Job
From the very first line of the data to the line containing "Chart.register(...registerables);", retype everything exactly, leaving the pictures behind.

— Start —

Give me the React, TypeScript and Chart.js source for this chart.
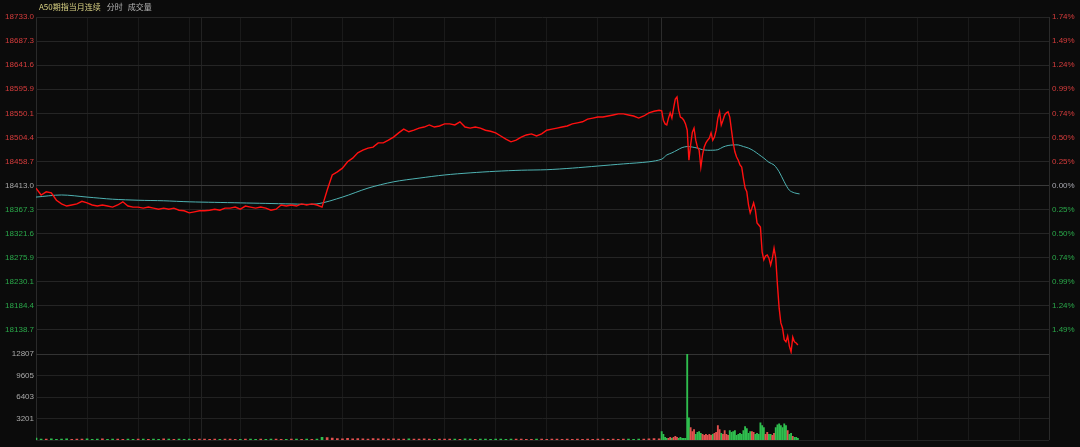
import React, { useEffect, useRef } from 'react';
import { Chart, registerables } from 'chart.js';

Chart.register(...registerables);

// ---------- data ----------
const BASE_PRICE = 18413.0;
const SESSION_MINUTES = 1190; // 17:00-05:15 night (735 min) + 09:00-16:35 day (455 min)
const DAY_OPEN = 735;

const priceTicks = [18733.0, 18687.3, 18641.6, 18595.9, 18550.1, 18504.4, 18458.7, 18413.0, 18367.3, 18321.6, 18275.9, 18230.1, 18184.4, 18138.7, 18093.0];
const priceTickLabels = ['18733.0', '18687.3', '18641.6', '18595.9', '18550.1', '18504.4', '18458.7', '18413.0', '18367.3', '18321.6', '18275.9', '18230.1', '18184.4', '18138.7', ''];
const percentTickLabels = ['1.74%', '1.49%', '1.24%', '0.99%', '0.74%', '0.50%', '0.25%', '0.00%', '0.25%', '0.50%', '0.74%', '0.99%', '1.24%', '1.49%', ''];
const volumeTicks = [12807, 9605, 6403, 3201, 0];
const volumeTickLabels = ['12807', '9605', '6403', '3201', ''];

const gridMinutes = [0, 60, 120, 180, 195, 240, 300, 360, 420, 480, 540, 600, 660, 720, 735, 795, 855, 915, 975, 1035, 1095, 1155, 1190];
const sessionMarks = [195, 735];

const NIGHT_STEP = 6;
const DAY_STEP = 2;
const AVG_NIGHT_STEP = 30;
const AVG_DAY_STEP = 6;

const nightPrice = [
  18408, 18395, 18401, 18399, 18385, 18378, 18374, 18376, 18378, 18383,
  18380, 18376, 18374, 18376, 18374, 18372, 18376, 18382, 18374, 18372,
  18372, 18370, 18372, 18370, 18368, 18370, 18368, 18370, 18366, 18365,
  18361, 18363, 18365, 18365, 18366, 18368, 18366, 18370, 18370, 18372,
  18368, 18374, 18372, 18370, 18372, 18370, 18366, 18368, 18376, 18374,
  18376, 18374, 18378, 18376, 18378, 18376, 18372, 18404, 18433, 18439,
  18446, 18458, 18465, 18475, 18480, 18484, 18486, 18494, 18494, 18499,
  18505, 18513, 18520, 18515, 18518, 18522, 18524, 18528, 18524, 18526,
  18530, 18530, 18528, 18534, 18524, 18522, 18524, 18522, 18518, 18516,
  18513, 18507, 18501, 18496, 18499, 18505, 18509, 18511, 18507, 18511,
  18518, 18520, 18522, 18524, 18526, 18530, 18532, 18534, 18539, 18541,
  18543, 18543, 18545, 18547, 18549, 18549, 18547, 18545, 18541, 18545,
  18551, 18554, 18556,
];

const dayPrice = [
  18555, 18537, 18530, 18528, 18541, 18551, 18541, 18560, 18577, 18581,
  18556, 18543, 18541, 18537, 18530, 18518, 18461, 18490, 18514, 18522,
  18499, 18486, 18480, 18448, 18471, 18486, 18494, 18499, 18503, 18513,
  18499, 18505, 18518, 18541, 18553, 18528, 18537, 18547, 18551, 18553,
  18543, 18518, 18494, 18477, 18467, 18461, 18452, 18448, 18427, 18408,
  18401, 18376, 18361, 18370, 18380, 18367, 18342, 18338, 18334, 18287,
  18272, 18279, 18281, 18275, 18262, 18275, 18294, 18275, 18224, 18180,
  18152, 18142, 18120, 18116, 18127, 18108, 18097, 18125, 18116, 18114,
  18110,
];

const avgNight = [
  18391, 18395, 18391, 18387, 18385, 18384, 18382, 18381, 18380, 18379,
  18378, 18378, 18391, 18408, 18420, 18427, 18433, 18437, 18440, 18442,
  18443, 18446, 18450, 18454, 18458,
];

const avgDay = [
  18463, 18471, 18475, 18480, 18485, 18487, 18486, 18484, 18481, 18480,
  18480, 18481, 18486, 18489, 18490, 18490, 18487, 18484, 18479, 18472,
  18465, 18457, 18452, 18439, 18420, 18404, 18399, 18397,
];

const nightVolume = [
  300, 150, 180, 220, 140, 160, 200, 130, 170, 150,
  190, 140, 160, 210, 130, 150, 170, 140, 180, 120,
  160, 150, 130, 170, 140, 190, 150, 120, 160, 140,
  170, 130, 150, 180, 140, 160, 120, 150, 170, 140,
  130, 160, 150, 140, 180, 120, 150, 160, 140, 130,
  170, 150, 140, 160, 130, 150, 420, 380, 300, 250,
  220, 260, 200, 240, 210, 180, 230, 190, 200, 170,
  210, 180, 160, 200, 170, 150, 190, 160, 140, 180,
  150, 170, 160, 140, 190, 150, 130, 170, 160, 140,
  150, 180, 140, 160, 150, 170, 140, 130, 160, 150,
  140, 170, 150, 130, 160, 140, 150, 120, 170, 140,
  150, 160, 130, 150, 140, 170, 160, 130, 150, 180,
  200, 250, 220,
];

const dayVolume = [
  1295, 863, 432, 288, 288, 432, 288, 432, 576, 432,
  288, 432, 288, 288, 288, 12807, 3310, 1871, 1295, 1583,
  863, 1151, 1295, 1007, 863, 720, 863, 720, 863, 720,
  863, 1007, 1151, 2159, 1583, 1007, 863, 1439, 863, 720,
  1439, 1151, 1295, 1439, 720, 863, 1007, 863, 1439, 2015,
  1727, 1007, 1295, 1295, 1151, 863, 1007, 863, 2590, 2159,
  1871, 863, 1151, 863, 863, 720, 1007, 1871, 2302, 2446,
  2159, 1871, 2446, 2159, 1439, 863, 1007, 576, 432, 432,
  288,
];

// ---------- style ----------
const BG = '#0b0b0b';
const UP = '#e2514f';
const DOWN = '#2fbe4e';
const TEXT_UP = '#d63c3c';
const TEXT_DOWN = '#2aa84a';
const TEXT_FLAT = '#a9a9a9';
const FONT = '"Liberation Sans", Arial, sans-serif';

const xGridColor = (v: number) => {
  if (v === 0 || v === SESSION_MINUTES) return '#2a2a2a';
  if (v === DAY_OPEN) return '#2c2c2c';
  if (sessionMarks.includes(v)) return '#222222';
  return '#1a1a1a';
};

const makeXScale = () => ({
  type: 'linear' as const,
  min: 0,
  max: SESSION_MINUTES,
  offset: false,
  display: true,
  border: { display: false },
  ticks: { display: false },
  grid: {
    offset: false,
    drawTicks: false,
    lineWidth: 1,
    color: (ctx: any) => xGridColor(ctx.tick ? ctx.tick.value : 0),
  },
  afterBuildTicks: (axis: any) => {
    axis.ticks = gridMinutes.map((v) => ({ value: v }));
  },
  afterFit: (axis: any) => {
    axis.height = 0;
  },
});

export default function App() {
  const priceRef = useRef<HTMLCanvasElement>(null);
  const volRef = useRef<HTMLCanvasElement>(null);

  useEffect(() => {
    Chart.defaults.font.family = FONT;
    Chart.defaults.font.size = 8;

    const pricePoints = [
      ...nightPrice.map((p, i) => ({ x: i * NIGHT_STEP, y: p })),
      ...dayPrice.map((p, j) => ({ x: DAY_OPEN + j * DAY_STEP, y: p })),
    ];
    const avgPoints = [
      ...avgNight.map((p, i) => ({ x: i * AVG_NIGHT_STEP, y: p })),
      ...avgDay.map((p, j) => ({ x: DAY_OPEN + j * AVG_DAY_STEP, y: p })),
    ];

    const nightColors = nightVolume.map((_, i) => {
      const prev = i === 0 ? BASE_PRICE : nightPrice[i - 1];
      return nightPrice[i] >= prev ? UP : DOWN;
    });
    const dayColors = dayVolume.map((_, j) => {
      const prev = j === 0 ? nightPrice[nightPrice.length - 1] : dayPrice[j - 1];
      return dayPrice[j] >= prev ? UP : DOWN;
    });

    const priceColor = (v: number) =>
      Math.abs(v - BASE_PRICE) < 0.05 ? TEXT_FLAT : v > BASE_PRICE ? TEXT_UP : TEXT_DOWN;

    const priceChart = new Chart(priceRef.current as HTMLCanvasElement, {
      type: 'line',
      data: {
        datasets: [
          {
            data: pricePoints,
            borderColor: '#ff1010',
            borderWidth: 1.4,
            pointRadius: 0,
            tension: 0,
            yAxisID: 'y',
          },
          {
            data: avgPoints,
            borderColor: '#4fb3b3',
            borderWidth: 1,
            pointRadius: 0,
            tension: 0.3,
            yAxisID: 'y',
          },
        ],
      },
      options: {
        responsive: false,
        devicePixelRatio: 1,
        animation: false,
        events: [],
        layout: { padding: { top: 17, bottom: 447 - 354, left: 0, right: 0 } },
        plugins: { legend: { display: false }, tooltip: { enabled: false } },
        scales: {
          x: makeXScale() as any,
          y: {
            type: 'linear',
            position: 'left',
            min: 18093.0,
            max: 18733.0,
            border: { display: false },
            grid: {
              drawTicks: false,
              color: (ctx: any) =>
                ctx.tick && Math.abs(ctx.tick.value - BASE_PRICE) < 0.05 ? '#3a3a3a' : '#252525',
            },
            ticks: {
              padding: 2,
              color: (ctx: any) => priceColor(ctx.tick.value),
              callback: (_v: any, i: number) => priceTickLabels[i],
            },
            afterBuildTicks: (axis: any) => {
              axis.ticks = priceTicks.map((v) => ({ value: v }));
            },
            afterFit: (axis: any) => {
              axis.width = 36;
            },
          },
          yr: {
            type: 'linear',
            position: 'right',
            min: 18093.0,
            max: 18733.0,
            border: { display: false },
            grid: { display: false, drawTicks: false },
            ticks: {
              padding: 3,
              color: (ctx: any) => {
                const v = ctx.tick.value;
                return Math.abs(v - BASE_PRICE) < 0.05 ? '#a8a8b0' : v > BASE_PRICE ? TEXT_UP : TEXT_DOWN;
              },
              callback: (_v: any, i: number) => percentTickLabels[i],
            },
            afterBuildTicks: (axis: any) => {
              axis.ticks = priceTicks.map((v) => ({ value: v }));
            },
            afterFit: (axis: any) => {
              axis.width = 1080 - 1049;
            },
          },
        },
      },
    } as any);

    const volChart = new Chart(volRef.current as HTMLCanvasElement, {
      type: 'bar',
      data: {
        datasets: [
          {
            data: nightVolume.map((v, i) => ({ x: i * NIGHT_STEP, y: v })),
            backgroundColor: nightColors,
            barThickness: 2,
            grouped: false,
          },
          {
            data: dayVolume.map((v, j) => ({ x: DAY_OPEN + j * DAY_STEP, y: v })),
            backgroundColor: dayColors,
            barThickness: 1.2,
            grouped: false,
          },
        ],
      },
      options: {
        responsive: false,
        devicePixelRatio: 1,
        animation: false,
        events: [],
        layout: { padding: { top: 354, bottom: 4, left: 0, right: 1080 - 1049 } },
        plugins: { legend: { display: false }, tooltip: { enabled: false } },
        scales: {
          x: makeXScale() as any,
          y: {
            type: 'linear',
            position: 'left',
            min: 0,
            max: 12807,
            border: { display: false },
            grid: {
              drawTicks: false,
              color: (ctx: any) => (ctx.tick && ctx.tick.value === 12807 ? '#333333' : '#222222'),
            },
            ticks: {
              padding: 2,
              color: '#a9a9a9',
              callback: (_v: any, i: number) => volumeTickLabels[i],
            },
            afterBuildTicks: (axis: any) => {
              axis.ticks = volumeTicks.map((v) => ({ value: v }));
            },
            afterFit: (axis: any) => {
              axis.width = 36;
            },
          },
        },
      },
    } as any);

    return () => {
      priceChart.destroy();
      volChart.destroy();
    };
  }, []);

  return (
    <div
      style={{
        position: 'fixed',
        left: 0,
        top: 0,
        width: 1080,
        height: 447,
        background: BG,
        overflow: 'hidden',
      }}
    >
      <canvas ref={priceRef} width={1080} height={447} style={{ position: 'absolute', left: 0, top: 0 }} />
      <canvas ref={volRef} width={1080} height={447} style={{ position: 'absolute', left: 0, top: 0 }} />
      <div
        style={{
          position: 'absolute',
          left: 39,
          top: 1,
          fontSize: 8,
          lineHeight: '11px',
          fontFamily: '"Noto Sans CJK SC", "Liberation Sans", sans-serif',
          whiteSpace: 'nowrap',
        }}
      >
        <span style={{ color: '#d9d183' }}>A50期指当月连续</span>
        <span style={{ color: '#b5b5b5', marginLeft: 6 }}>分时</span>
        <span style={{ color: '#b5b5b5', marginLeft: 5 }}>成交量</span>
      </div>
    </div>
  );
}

— End —

Solution to this task
Give me the React, TypeScript and Chart.js source for this chart.
import React, { useEffect, useRef } from 'react';
import { Chart, registerables } from 'chart.js';

Chart.register(...registerables);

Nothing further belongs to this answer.